-- START The input --
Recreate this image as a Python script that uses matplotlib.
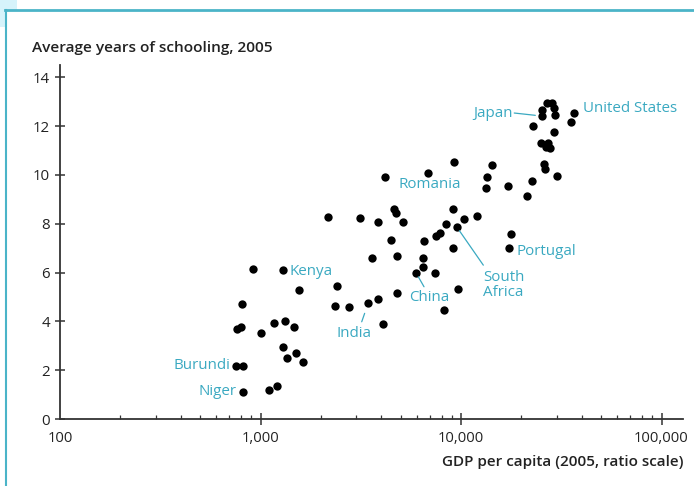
import matplotlib
matplotlib.use("Agg")
from matplotlib import pyplot as plt
from matplotlib.patches import Rectangle
from matplotlib.lines import Line2D
from matplotlib.ticker import FixedLocator, LogLocator, NullFormatter

plt.rcParams['font.family'] = ['Open Sans', 'DejaVu Sans']

# GDP per capita (2005 dollars) and average years of schooling
gdp = [920, 1290, 811, 1550, 2399, 2353, 766, 796, 1006, 1168,
       1325, 1475, 1290, 1360, 1504, 1624, 752, 821, 821, 1099,
       1213, 3585, 4779, 2773, 3449, 3842, 4779, 4098, 4178, 6870,
       9229, 14330, 13440, 13280, 2179, 3135, 3868, 4649, 4725, 5155,
       4461, 6540, 7504, 7859, 8390, 9155, 9520, 10390, 11975, 9092,
       6442, 6486, 5965, 7418, 9628, 8228, 17760, 17415, 17100, 21270,
       22680, 30020, 25940, 26240, 24980, 27250, 27790, 26450, 29200, 22860,
       26760, 28350, 25270, 25270, 29100, 29430, 36740, 35250]
school = [6.13, 6.10, 4.70, 5.28, 5.46, 4.64, 3.67, 3.78, 3.51, 3.92,
          4.03, 3.76, 2.94, 2.51, 2.69, 2.35, 2.18, 2.18, 1.12, 1.18,
          1.35, 6.58, 6.67, 4.57, 4.76, 4.90, 5.15, 3.89, 9.90, 10.09,
          10.51, 10.40, 9.92, 9.47, 8.28, 8.22, 8.08, 8.60, 8.42, 8.05,
          7.33, 7.29, 7.51, 7.60, 7.99, 8.59, 7.87, 8.19, 8.33, 7.01,
          6.58, 6.24, 5.99, 5.99, 5.31, 4.46, 7.56, 7.01, 9.54, 9.13,
          9.76, 9.95, 10.44, 10.24, 11.29, 11.31, 11.09, 11.15, 11.77, 11.99,
          12.93, 12.93, 12.65, 12.41, 12.72, 12.45, 12.54, 12.17]

# labelled countries: name -> index into the arrays above
countries = {'Kenya': 1, 'Burundi': 16, 'Niger': 18, 'India': 24, 'Romania': 28,
             'South\nAfrica': 46, 'China': 52, 'Portugal': 57, 'Japan': 73,
             'United States': 76}

xticks = [100, 1000, 10000, 100000]
xticklabels = ['100', '1,000', '10,000', '100,000']
yticks = [0, 2, 4, 6, 8, 10, 12, 14]

teal = '#3aa9c1'
axis_col = '#333333'

fig = plt.figure(figsize=(6.94, 4.86), dpi=100)

# frame decoration around the slide
fig.patches.append(Rectangle((0, 1 - 10/486), 17/694, 10/486, transform=fig.transFigure,
                             facecolor='#d6f3fb', edgecolor='none', zorder=0))
fig.patches.append(Rectangle((0, 1 - 27/486), 5/694, 17/486, transform=fig.transFigure,
                             facecolor='#d6f3fb', edgecolor='none', zorder=0))
fig.lines.append(Line2D([5/694, 1], [1 - 10.5/486, 1 - 10.5/486], transform=fig.transFigure,
                        color='#4bb4c8', lw=2))
fig.lines.append(Line2D([5.5/694, 5.5/694], [0, 1 - 10.5/486], transform=fig.transFigure,
                        color='#4bb4c8', lw=1.5))

ax = fig.add_axes([60/694, 67/486, 623/694, 354/486])
ax.scatter(gdp, school, s=36, color='black', zorder=3, linewidths=0)

ax.set_xscale('log')
ax.set_xlim(100, 128000)
ax.set_ylim(0, 14.5)

ax.xaxis.set_major_locator(FixedLocator(xticks))
ax.set_xticklabels(xticklabels)
ax.xaxis.set_minor_locator(LogLocator(base=10, subs=range(2, 10)))
ax.xaxis.set_minor_formatter(NullFormatter())
ax.set_yticks(yticks)

for side in ['top', 'right']:
    ax.spines[side].set_visible(False)
for side in ['left', 'bottom']:
    ax.spines[side].set_color(axis_col)
    ax.spines[side].set_linewidth(1.3)

ax.tick_params(axis='y', direction='inout', length=7.5, width=1.1, color=axis_col,
               labelsize=10.8, pad=3.5, labelcolor='#222222')
ax.tick_params(axis='x', which='major', direction='inout', length=8.5, width=1.1,
               color=axis_col, labelsize=10.6, pad=4.5, labelcolor='#222222')
ax.tick_params(axis='x', which='minor', direction='in', length=3, width=0.9, color=axis_col)
ax.xaxis.get_major_ticks()[0].tick1line.set_visible(False)

# country labels, offsets in pixels from their dot
label_pos = {'Kenya': (6.5, -1.5, 'left'), 'Burundi': (-5, 0.7, 'right'),
             'Niger': (-7, 0, 'right'), 'India': (-14, -31, 'center'),
             'Romania': (13, -6.7, 'left'), 'South\nAfrica': (26.6, -58, 'left'),
             'China': (-6.5, -24.3, 'left'), 'Portugal': (7.4, -4, 'left'),
             'Japan': (-28.7, 3, 'right'), 'United States': (8.7, 4.4, 'left')}
for name, i in countries.items():
    dx, dy, ha = label_pos[name]
    ax.annotate(name, (gdp[i], school[i]), xytext=(dx, dy), textcoords='offset pixels',
                ha=ha, va='center', color=teal, fontsize=10.9, linespacing=1.0)

# leader lines: start and end offsets in pixels from the dot
leaders = {'India': ((-6.6, -19), (-4.3, -10.3)), 'China': ((8, -14), (2.3, -4)),
           'South\nAfrica': ((26.6, -38.3), (3.3, -3.3)), 'Japan': ((-27.5, 3), (-5.7, 3))}
for name, (a, b) in leaders.items():
    i = countries[name]
    ax.annotate('', (gdp[i], school[i]), xytext=a, textcoords='offset pixels',
                arrowprops=dict(arrowstyle='-', color=teal, lw=0.9, shrinkA=0,
                                shrinkB=((b[0]**2 + b[1]**2) ** 0.5) * 0.72))

fig.text(31.7/694, 1 - 48/486, 'Average years of schooling, 2005', ha='left', va='center',
         fontsize=11.1, fontweight='semibold', color='#222222')
fig.text(683/694, 1 - 461.7/486, 'GDP per capita (2005, ratio scale)', ha='right', va='center',
         fontsize=11, fontweight='semibold', color='#222222')

fig.savefig('out.png', dpi=100)
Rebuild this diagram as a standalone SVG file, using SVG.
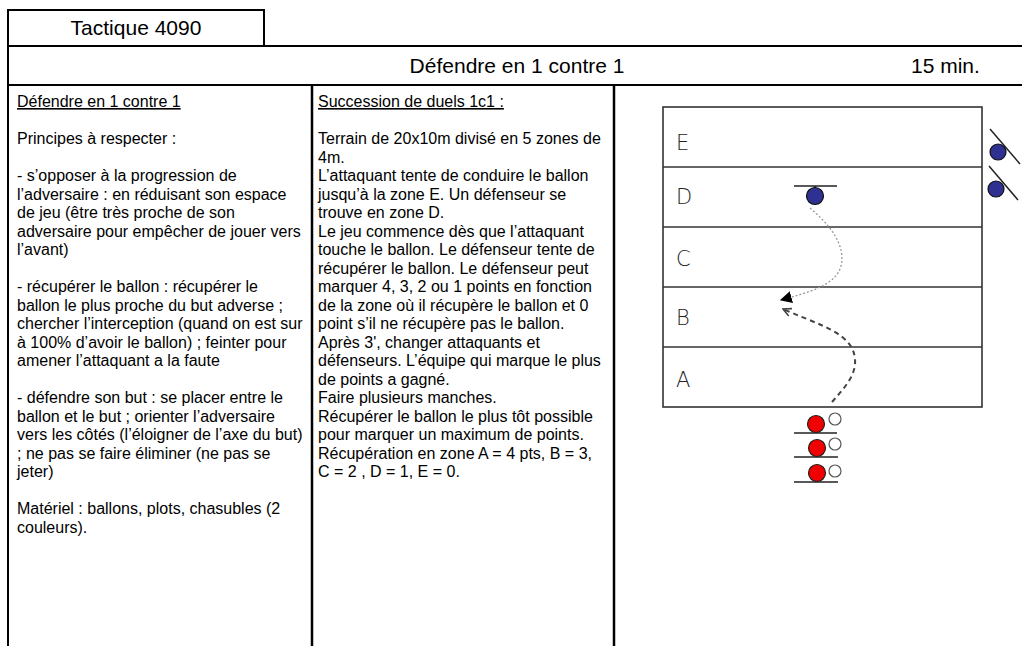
-- END The input --
▶ The task
Above are records to transcribe exactly; leave their pictures out.

▶ Reply to the exercise
Recreate this image as a Python script that uses matplotlib.
import matplotlib
matplotlib.use("Agg")
from matplotlib import pyplot as plt
from matplotlib.patches import Rectangle
from matplotlib.lines import Line2D
from matplotlib.ticker import FixedLocator, LogLocator, NullFormatter

plt.rcParams['font.family'] = ['Open Sans', 'DejaVu Sans']

# GDP per capita (2005 dollars) and average years of schooling
gdp = [920, 1290, 811, 1550, 2399, 2353, 766, 796, 1006, 1168,
       1325, 1475, 1290, 1360, 1504, 1624, 752, 821, 821, 1099,
       1213, 3585, 4779, 2773, 3449, 3842, 4779, 4098, 4178, 6870,
       9229, 14330, 13440, 13280, 2179, 3135, 3868, 4649, 4725, 5155,
       4461, 6540, 7504, 7859, 8390, 9155, 9520, 10390, 11975, 9092,
       6442, 6486, 5965, 7418, 9628, 8228, 17760, 17415, 17100, 21270,
       22680, 30020, 25940, 26240, 24980, 27250, 27790, 26450, 29200, 22860,
       26760, 28350, 25270, 25270, 29100, 29430, 36740, 35250]
school = [6.13, 6.10, 4.70, 5.28, 5.46, 4.64, 3.67, 3.78, 3.51, 3.92,
          4.03, 3.76, 2.94, 2.51, 2.69, 2.35, 2.18, 2.18, 1.12, 1.18,
          1.35, 6.58, 6.67, 4.57, 4.76, 4.90, 5.15, 3.89, 9.90, 10.09,
          10.51, 10.40, 9.92, 9.47, 8.28, 8.22, 8.08, 8.60, 8.42, 8.05,
          7.33, 7.29, 7.51, 7.60, 7.99, 8.59, 7.87, 8.19, 8.33, 7.01,
          6.58, 6.24, 5.99, 5.99, 5.31, 4.46, 7.56, 7.01, 9.54, 9.13,
          9.76, 9.95, 10.44, 10.24, 11.29, 11.31, 11.09, 11.15, 11.77, 11.99,
          12.93, 12.93, 12.65, 12.41, 12.72, 12.45, 12.54, 12.17]

# labelled countries: name -> index into the arrays above
countries = {'Kenya': 1, 'Burundi': 16, 'Niger': 18, 'India': 24, 'Romania': 28,
             'South\nAfrica': 46, 'China': 52, 'Portugal': 57, 'Japan': 73,
             'United States': 76}

xticks = [100, 1000, 10000, 100000]
xticklabels = ['100', '1,000', '10,000', '100,000']
yticks = [0, 2, 4, 6, 8, 10, 12, 14]

teal = '#3aa9c1'
axis_col = '#333333'

fig = plt.figure(figsize=(6.94, 4.86), dpi=100)

# frame decoration around the slide
fig.patches.append(Rectangle((0, 1 - 10/486), 17/694, 10/486, transform=fig.transFigure,
                             facecolor='#d6f3fb', edgecolor='none', zorder=0))
fig.patches.append(Rectangle((0, 1 - 27/486), 5/694, 17/486, transform=fig.transFigure,
                             facecolor='#d6f3fb', edgecolor='none', zorder=0))
fig.lines.append(Line2D([5/694, 1], [1 - 10.5/486, 1 - 10.5/486], transform=fig.transFigure,
                        color='#4bb4c8', lw=2))
fig.lines.append(Line2D([5.5/694, 5.5/694], [0, 1 - 10.5/486], transform=fig.transFigure,
                        color='#4bb4c8', lw=1.5))

ax = fig.add_axes([60/694, 67/486, 623/694, 354/486])
ax.scatter(gdp, school, s=36, color='black', zorder=3, linewidths=0)

ax.set_xscale('log')
ax.set_xlim(100, 128000)
ax.set_ylim(0, 14.5)

ax.xaxis.set_major_locator(FixedLocator(xticks))
ax.set_xticklabels(xticklabels)
ax.xaxis.set_minor_locator(LogLocator(base=10, subs=range(2, 10)))
ax.xaxis.set_minor_formatter(NullFormatter())
ax.set_yticks(yticks)

for side in ['top', 'right']:
    ax.spines[side].set_visible(False)
for side in ['left', 'bottom']:
    ax.spines[side].set_color(axis_col)
    ax.spines[side].set_linewidth(1.3)

ax.tick_params(axis='y', direction='inout', length=7.5, width=1.1, color=axis_col,
               labelsize=10.8, pad=3.5, labelcolor='#222222')
ax.tick_params(axis='x', which='major', direction='inout', length=8.5, width=1.1,
               color=axis_col, labelsize=10.6, pad=4.5, labelcolor='#222222')
ax.tick_params(axis='x', which='minor', direction='in', length=3, width=0.9, color=axis_col)
ax.xaxis.get_major_ticks()[0].tick1line.set_visible(False)

# country labels, offsets in pixels from their dot
label_pos = {'Kenya': (6.5, -1.5, 'left'), 'Burundi': (-5, 0.7, 'right'),
             'Niger': (-7, 0, 'right'), 'India': (-14, -31, 'center'),
             'Romania': (13, -6.7, 'left'), 'South\nAfrica': (26.6, -58, 'left'),
             'China': (-6.5, -24.3, 'left'), 'Portugal': (7.4, -4, 'left'),
             'Japan': (-28.7, 3, 'right'), 'United States': (8.7, 4.4, 'left')}
for name, i in countries.items():
    dx, dy, ha = label_pos[name]
    ax.annotate(name, (gdp[i], school[i]), xytext=(dx, dy), textcoords='offset pixels',
                ha=ha, va='center', color=teal, fontsize=10.9, linespacing=1.0)

# leader lines: start and end offsets in pixels from the dot
leaders = {'India': ((-6.6, -19), (-4.3, -10.3)), 'China': ((8, -14), (2.3, -4)),
           'South\nAfrica': ((26.6, -38.3), (3.3, -3.3)), 'Japan': ((-27.5, 3), (-5.7, 3))}
for name, (a, b) in leaders.items():
    i = countries[name]
    ax.annotate('', (gdp[i], school[i]), xytext=a, textcoords='offset pixels',
                arrowprops=dict(arrowstyle='-', color=teal, lw=0.9, shrinkA=0,
                                shrinkB=((b[0]**2 + b[1]**2) ** 0.5) * 0.72))

fig.text(31.7/694, 1 - 48/486, 'Average years of schooling, 2005', ha='left', va='center',
         fontsize=11.1, fontweight='semibold', color='#222222')
fig.text(683/694, 1 - 461.7/486, 'GDP per capita (2005, ratio scale)', ha='right', va='center',
         fontsize=11, fontweight='semibold', color='#222222')

fig.savefig('out.png', dpi=100)
Rebuild this diagram as a standalone SVG file, using SVG.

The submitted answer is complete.